THE shrinking retail footprint of the banking sector is proving no headache for landlords in Sydney with a vacated West Ryde site among the latest to be hotly contested.
Tile specialist Beaumont Tiles has just signed a 10-year lease on a former ANZ bank site in the city's north-west after garnering strong interest from a range of tenants.
CBRE's Luke Bryant says the 1002 Victoria Road property, which was vacated by ANZ in late 2014, benefitted from being a free-standing property in a prominent position in West Ryde's central business precinct.
"With strong interest in the property from a range of prospective tenants, the owner selected Beaumont Tiles due to the strong lessee covenant and long initial term," says Bryant.
The 425sqm property was leased for an initial rental of $180,000 per annum gross, with two additional five-year options available.
Bryant, who negotiated the deal in conjunction with CBRE's Alex Mirzaian, says the transaction is evidence of an emerging trend where banks were downsizing their physical occupancies amid the rise of online shopping and banking.
"Over the past 12 months, we have seen a prevailing trend of major banks significantly reducing their retail footprint in suburban areas, particularly local shops and suburban central hubs," Bryant says.
"As the major banks' retail leases come to their expiry dates, we are witnessing the traditional 450sqm footprint now being significantly reduced to approximately half that.

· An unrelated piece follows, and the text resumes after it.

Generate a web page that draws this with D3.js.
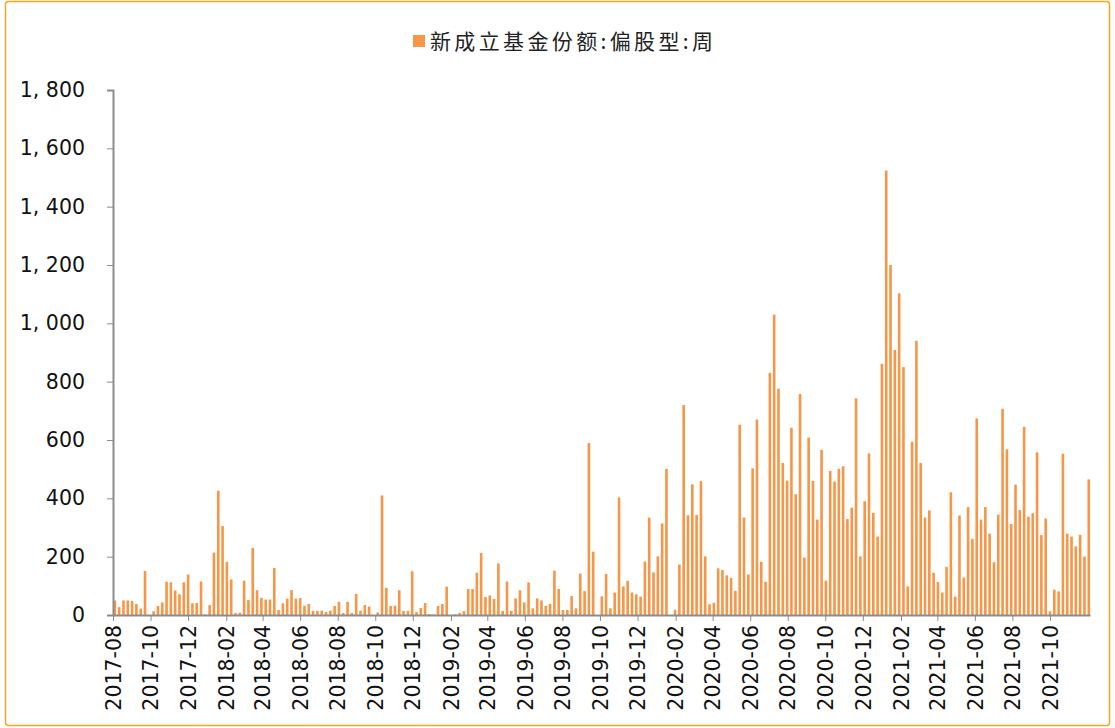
<!DOCTYPE html>
<html lang="zh">
<head>
  <meta charset="UTF-8">
  <title>新成立基金份额:偏股型:周</title>
  <script src="https://d3js.org/d3.v7.min.js"></script>
  <style>
    body {
      margin: 0;
      background: #fff;
      font-family: "Noto Sans CJK SC", "Noto Sans", sans-serif;
    }
    .axis path, .axis line {
      stroke: #8c8c8c;
    }
    .axis text {
      fill: #111;
      font-size: 20.5px;
      font-family: "DejaVu Sans", sans-serif;
    }
    .bar {
      fill: #f79646;
    }
  </style>
</head>
<body>
  <svg width="1115" height="728"></svg>

  <script>
    // weekly data, dated on Fridays (first week 2017-08-04, last 2021-12-03)
    const seriesName = '新成立基金份额:偏股型:周';
    const firstWeek = new Date(2017, 7, 4);
    const lastWeek = new Date(2021, 11, 3);

    // 亿份, null = no fund launched that week
    const values2017 = [50, 27, 50, 50, 48, 38, 22, 151, null, 13, 31, 43, 114, 112, 84, 71,
      112, 139, 40, 41, 115, 2];
    const values2018 = [34, 214, 426, 305, 182, 122, 7, 8, 118, 51, 230, 85, 59, 53, 53, 161,
      17, 40, 56, 86, 56, 58, 32, 38, 14, 14, 15, 10, 15, 31, 45, 7, 45, 7, 72, 15, 34, 29,
      null, 9, 410, 93, 31, 32, 85, 14, 14, 150, 10, 24, 41, 3, 2, 31, 38];
    const values2019 = [97, null, 2, 7, 13, 89, 89, 145, 213, 62, 67, 55, 177, 14, 115, 14,
      57, 85, 43, 112, 23, 57, 50, 31, 38, 152, 89, 17, 17, 65, 23, 142, 82, 590, 217, null,
      64, 141, 23, 77, 403, 98, 117, 77, 71, 63, 183, 334, 146, 201, 314];
    const values2020 = [501, null, 18, 173, 720, 342, 448, 343, 459, 201, 37, 42, 160, 154,
      136, 127, 83, 652, 334, 139, 503, 670, 182, 114, 830, 1030, 776, 521, 461, 642, 414,
      758, 197, 608, 460, 327, 566, 118, 494, 457, 501, 510, 329, 368, 743, 201, 390, 554,
      350, 269, 861];
    const values2021 = [1524, 1200, 909, 1103, 850, 98, 594, 940, 521, 334, 359, 145, 113, 77,
      165, 421, 63, 341, 128, 370, 261, 674, 327, 370, 279, 181, 344, 707, 568, 312, 447, 360,
      645, 337, 349, 558, 274, 331, 13, 87, 81, 553, 279, 269, 235, 275, 200, 465];

    const yTicks = [0, 200, 400, 600, 800, 1000, 1200, 1400, 1600, 1800];

    const weeks = d3.timeFriday.range(firstWeek, d3.timeDay.offset(lastWeek, 1));
    const values = [].concat(values2017, values2018, values2019, values2020, values2021);
    const data = weeks.map((d, i) => ({ date: d, value: values[i] }))
      .filter(d => d.value != null);

    const svg = d3.select('svg');
    const margin = { top: 90, right: 25, bottom: 113, left: 113 };
    const width = +svg.attr('width');
    const height = +svg.attr('height');

    // outer frame
    svg.append('rect')
      .attr('x', 5.5).attr('y', 1.5)
      .attr('width', width - 11).attr('height', height - 4)
      .attr('rx', 3)
      .attr('fill', 'none')
      .attr('stroke', '#f5a623')
      .attr('stroke-width', 1.5);

    const x = d3.scaleTime()
      .domain([new Date(2017, 7, 1), new Date(2021, 11, 5)])
      .range([margin.left, width - margin.right]);

    const y = d3.scaleLinear()
      .domain([0, 1800])
      .range([height - margin.bottom, margin.top]);

    const barWidth = 2.6;

    svg.append('g')
      .selectAll('.bar')
      .data(data)
      .enter()
      .append('rect')
      .attr('class', 'bar')
      .attr('x', d => x(d.date) - barWidth / 2)
      .attr('y', d => y(d.value))
      .attr('width', barWidth)
      .attr('height', d => y(0) - y(d.value));

    // y axis
    const yAxis = svg.append('g')
      .attr('class', 'axis')
      .attr('transform', `translate(${margin.left},0)`)
      .call(d3.axisLeft(y)
        .tickValues(yTicks)
        .tickSize(6)
        .tickPadding(22)
        .tickFormat(d => d3.format(',')(d).replace(',', ', ')));
    yAxis.select('.domain').attr('stroke-width', 2);

    // x axis
    const xTicks = d3.timeMonth.range(new Date(2017, 7, 1), new Date(2021, 10, 1), 2);
    const xAxis = svg.append('g')
      .attr('class', 'axis')
      .attr('transform', `translate(0,${height - margin.bottom})`)
      .call(d3.axisBottom(x)
        .tickValues(xTicks)
        .tickSize(6)
        .tickSizeOuter(0)
        .tickFormat(d3.timeFormat('%Y-%m')));
    xAxis.select('.domain').attr('stroke-width', 2);
    xAxis.selectAll('text')
      .attr('transform', 'rotate(-90)')
      .attr('text-anchor', 'end')
      .attr('x', -10)
      .attr('y', 0)
      .attr('dy', '0.35em');

    // legend
    const legend = svg.append('g').attr('transform', 'translate(413,35)');
    legend.append('rect')
      .attr('width', 12).attr('height', 12)
      .attr('fill', '#f79646');
    legend.append('text')
      .attr('x', 17)
      .attr('y', 6)
      .attr('dy', '0.36em')
      .attr('font-size', 21)
      .attr('fill', '#222')
      .attr('textLength', 283)
      .attr('lengthAdjust', 'spacing')
      .text(seriesName);
  </script>
</body>
</html>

"The rise in online shopping has resulted in more people doing their banking online, with banks appearing to be adapting to this shift in attitude by transitioning retail banking to online as branch visits become less popular."
Bryant says the shrinking presence of banks in suburban markets is unlocking retail opportunities.

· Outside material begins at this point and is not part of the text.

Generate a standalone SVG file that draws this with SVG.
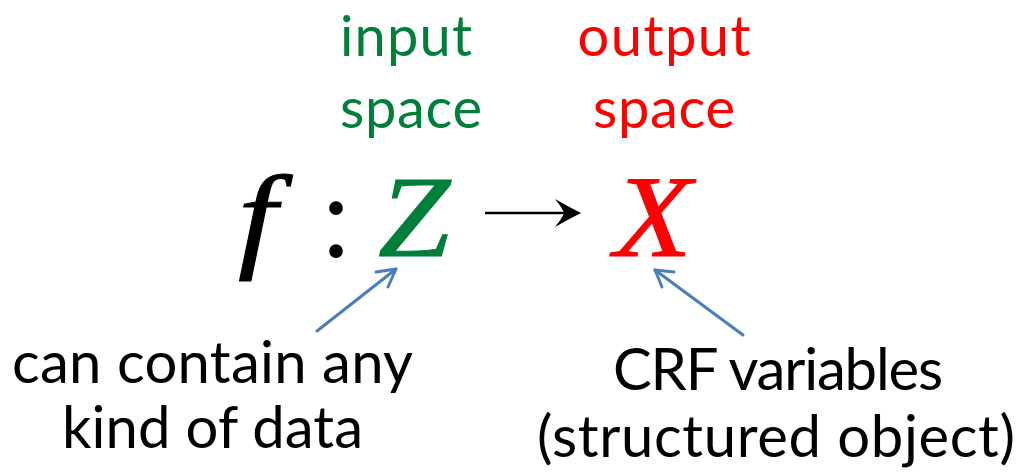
<svg xmlns="http://www.w3.org/2000/svg" width="1028" height="475" viewBox="0 0 1028 475">
  <style>
    .lbl { font-family: Lato, "Open Sans", sans-serif; }
    .top { font-size: 56px; }
    .bot { font-size: 58px; fill: #000; text-anchor: middle; }
    .math { font-family: "Liberation Serif", "Times New Roman", serif; font-style: italic; font-size: 116px; stroke-width: 1; }
    .green { fill: #007F3A; }
    .red { fill: #FF0000; }
    .conn { stroke: #4A7EBB; stroke-width: 3; fill: none; stroke-linecap: round; stroke-linejoin: round; }
  </style>
  <g id="input-label" class="lbl top green">
    <text x="340" y="56" textLength="132" lengthAdjust="spacing">input</text>
    <text x="340" y="128" textLength="142" lengthAdjust="spacing">space</text>
  </g>
  <g id="output-label" class="lbl top red" text-anchor="middle">
    <text x="664" y="56" textLength="173" lengthAdjust="spacing">output</text>
    <text x="664" y="128" textLength="142" lengthAdjust="spacing">space</text>
  </g>
  <g id="formula">
    <text class="math" transform="translate(238,256) scale(1.2,1)" x="0" y="0" fill="#000" stroke="#000">f</text>
    <text x="320" y="256" font-family="Liberation Serif, serif" font-size="116" fill="#000">:</text>
    <text class="math green" transform="translate(378,256) scale(1.12,1)" x="0" y="0" stroke="#007F3A">Z</text>
    <line x1="485" y1="213" x2="570" y2="213" stroke="#000" stroke-width="2.5"/>
    <path d="M581,213 Q567,206 555,199 Q563,209 564,213 Q563,217 555,227 Q567,220 581,213 Z" fill="#000"/>
    <text class="math red" transform="translate(614,256) scale(1.1,1)" x="0" y="0" stroke="#FF0000">X</text>
  </g>
  <g id="left-note" class="lbl bot">
    <text x="212.5" y="383" textLength="401" lengthAdjust="spacing">can contain any</text>
    <text x="212.5" y="448" textLength="301" lengthAdjust="spacing">kind of data</text>
  </g>
  <g id="right-note" class="lbl bot">
    <text x="778" y="390" textLength="330" lengthAdjust="spacing">CRF variables</text>
    <text x="776" y="457" textLength="478" lengthAdjust="spacing">(structured object)</text>
  </g>
  <g id="connectors">
    <path class="conn" d="M317,331 L396,269"/>
    <path class="conn" d="M376,272 L396,269 L388,287"/>
    <path class="conn" d="M743,335 L655,270"/>
    <path class="conn" d="M674,272 L655,270 L662,287"/>
  </g>
</svg>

"Landlords are losing banks as tenants, but this market shift is opening doors for new entrants vying to gain a presence in the strip-shop retail market.
"The majority of Sydney suburbs are witnessing a similar trend as banks adapt to meet the needs of the modern consumer.
"However, we see this as a positive change for the suburban market, with it unlocking a plethora of opportunities to revitalise tired strip shops and outdated buildings."